Both are excellent — Crucial edges ahead for motherboard compatibility.Crucial tends to appear on more motherboard QVL lists, partly because their conservative speeds require less from the memory controller. G.Skill kits occasionally need a BIOS update to run at advertised speeds, particularly on AMD platforms.

Performance (Gaming)

G.Skill wins if you want maximum frequency. In gaming benchmarks, DDR5-6000 with tight CL30 timings (typical G.Skill Trident Z5 config) will edge out DDR5-4800 by 3–8% in CPU-bound scenarios. For GPU-bound gaming at 1440p/4K, the difference is negligible. Crucial's DDR5-5600 Pro hits a sweet spot for value.

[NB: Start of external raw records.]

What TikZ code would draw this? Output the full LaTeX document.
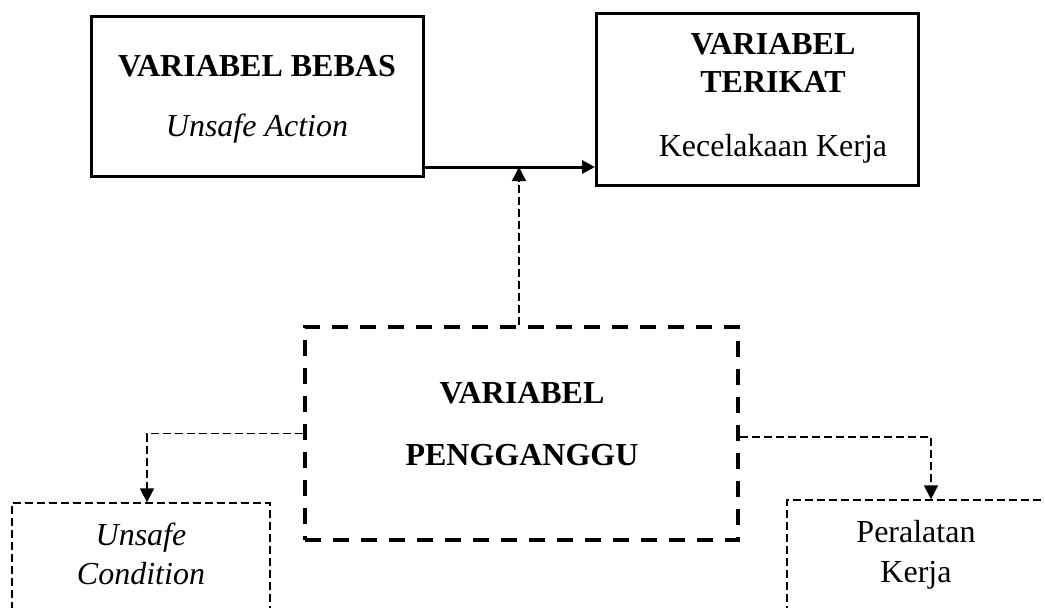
\documentclass[tikz,border=0pt]{standalone}
\usepackage{fontspec}
\setmainfont{Liberation Serif}
\usetikzlibrary{arrows.meta}

\tikzset{
	kotak/.style={draw, line width=1.5pt, inner sep=0pt},
	kotakputus/.style={draw, line width=2pt, dash pattern=on 8pt off 6pt, inner sep=0pt},
	kotaktipis/.style={draw, line width=0.65pt, dash pattern=on 4pt off 2pt, inner sep=0pt},
	teks/.style={align=center, inner sep=0pt, font=\fontsize{16}{19.5}\selectfont},
	panah/.style={line width=1.5pt, -{Triangle[length=6.5pt,width=6.5pt]}},
	panahputus/.style={line width=0.65pt, dash pattern=on 4pt off 2pt, -{Triangle[length=7pt,width=7pt]}}
}

\begin{document}
\begin{tikzpicture}[x=0.5pt,y=-0.5pt]
	\useasboundingbox (0,0) rectangle (1045,607);
	\clip (0,0) rectangle (1045,607);
	
	%kotak atas
	\node[kotak, minimum width=166pt, minimum height=80pt] (bebas) at (257,96.5) {};
	\node[kotak, minimum width=161pt, minimum height=86pt] (terikat) at (757.5,99.5) {};
	\node[teks] (bebasteks) at (257,99) {\textbf{VARIABEL BEBAS}\\[10.5pt]\textit{Unsafe Action}};
	\node[teks] (terikatteks) at (773,98.5) {\textbf{VARIABEL}\\[-0.5pt]\textbf{TERIKAT}\\[12.5pt]Kecelakaan Kerja};
	
	%kotak pengganggu
	\node[kotakputus, minimum width=216.5pt, minimum height=106.5pt] (pengganggu) at (521.5,433.5) {};
	\node[teks] (pengganggutks) at (522,424) {\textbf{VARIABEL}\\[11.5pt]\textbf{PENGGANGGU}};
	
	%kotak bawah (terpotong)
	\node[kotaktipis, minimum width=129pt, minimum height=88.5pt] (kondisi) at (141,591.5) {};
	\node[kotaktipis, minimum width=156.5pt, minimum height=90pt] (peralatan) at (943.5,590) {};
	\node[teks] (kondisiteks) at (141,554) {\textit{Unsafe}\\\textit{Condition}};
	\node[teks] (peralatanteks) at (916,554.5) {Peralatan\\[0.5pt]Kerja};
	
	%panah
	\coordinate (temu) at (519,167);
	\draw[panah] (temu -| bebas.east) -- (temu -| terikat.west);
	\draw[panahputus] (pengganggu.north -| temu) -- (temu);
	\draw[panahputus] (pengganggu.west) -| ([xshift=3pt]kondisi.north);
	\draw[panahputus] ([yshift=-1.75pt]pengganggu.east) -| ([xshift=-6.25pt]peralatan.north);
\end{tikzpicture}
\end{document}
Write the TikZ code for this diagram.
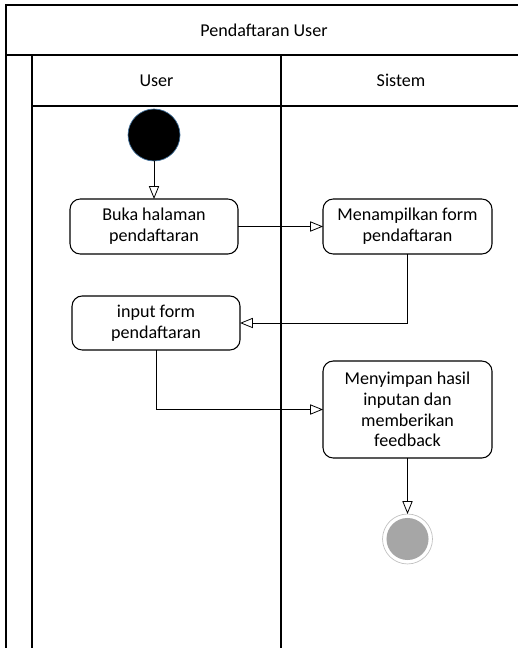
\documentclass[tikz,border=0pt]{standalone}
\usepackage{fontspec}
\setmainfont{Carlito}
\usetikzlibrary{arrows.meta}
\definecolor{c41719c}{RGB}{65,113,156}
\definecolor{ca6a6a6}{RGB}{166,166,166}
\definecolor{cbfbfbf}{RGB}{191,191,191}
\begin{document}
\begin{tikzpicture}[y=1cm, x=1cm, inner sep=0pt, outer sep=0pt,
  every node/.append style={font=\fontsize{13.6}{15.6}\selectfont, align=center},
  lane/.style={draw=black, line width=1.3pt},
  action/.style={draw=black, line width=0.8pt, rounded corners=0.27cm, minimum width=4.445cm},
  flow/.style={draw=black, line width=0.6pt, -{Triangle[open, length=0.34cm, width=0.27cm, fill=white]}}]
  \useasboundingbox (0.0, 0.0) rectangle (13.705, 17.145);

  \path[lane] (13.705, 17.012) -- (0.159, 17.012) -- (0.159, 0.0);

  \path[lane] (0.159, 15.69) -- (13.705, 15.69);

  \path[lane] (0.847, 0.0) -- (0.847, 15.69);

  \path[lane] (0.847, 14.34) -- (13.705, 14.34);

  \path[lane] (7.435, 0.0) -- (7.435, 15.69);

  \node[text=black] (title) at (6.985, 16.351){Pendaftaran User};

  \node[text=black] (laneuser) at (4.141, 15.015){User};

  \node[text=black] (lanesistem) at (10.61, 15.015){Sistem};

  \node[circle, draw=c41719c, fill=black, line width=0.5pt, minimum size=1.376cm] (start) at (4.075, 13.573){};

  \node[action, minimum height=1.455cm] (buka) at (4.075, 11.152){Buka halaman\\pendaftaran};

  \node[action, minimum width=4.471cm, minimum height=1.455cm] (tampil) at (10.782, 11.152){Menampilkan form\\pendaftaran};

  \node[action, minimum height=1.429cm] (input) at (4.128, 8.599){input form\\pendaftaran};

  \node[action, minimum width=4.471cm, minimum height=2.566cm] (simpan) at (10.782, 6.31){Menyimpan hasil\\inputan dan\\memberikan\\feedback};

  \node[circle, draw=cbfbfbf, fill=white, line width=0.5pt, minimum size=1.322cm] (end) at (10.782, 2.884){};

  \node[circle, fill=ca6a6a6, minimum size=1.112cm] (endin) at (end){};

  \draw[flow] (start) -- (buka);

  \draw[flow] (buka) -- (tampil);

  \draw[flow] (tampil.south) |- (input.east);

  \draw[flow] (input.south) |- (simpan.west);

  \draw[flow] (simpan) -- (end);

\end{tikzpicture}
\end{document}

→ See also: Best RAM for Gaming 2026

Overclocking

G.Skill is purpose-built for this. Their kits come with tested XMP 3.0 and EXPO profiles for both Intel and AMD. Crucial kits can often be pushed beyond spec, but they're not marketed or validated for it. If manual tuning beyond XMP is important to you, G.Skill Trident Z5 with Samsung B-die is the traditional choice.

Warranty

Both offer limited lifetime warranties in the US. Crucial's warranty process is straightforward (Micron handles it directly). G.Skill's warranty is also good, though handled via their support team with a slightly more involved RMA process.

Which Should You Buy?

Buy Crucial if…

  • You want reliable, plug-and-play memory without fuss
  • You're building a workstation, office PC, or budget gaming rig
  • Compatibility and price-per-GB matter more than peak MHz
  • You're on an older or budget motherboard

Buy G.Skill if…

  • You want 6000+ MHz DDR5 for a high-refresh gaming build
  • You're pairing with a Z790/X670E board that supports high-speed RAM
  • You want RGB that integrates with Asus Aura / MSI Mystic Light
  • You plan to manually tune timings beyond XMP

Bottom Line

For most people, Crucial Pro DDR5-5600 32 GB is the easy recommendation — lower price, proven compatibility, and sufficient speed for any modern workload. If you're building a dedicated gaming rig on Intel 13th/14th gen or AMD Ryzen 7000 and want every MHz, G.Skill Trident Z5 DDR5-6000 CL30 is worth the premium.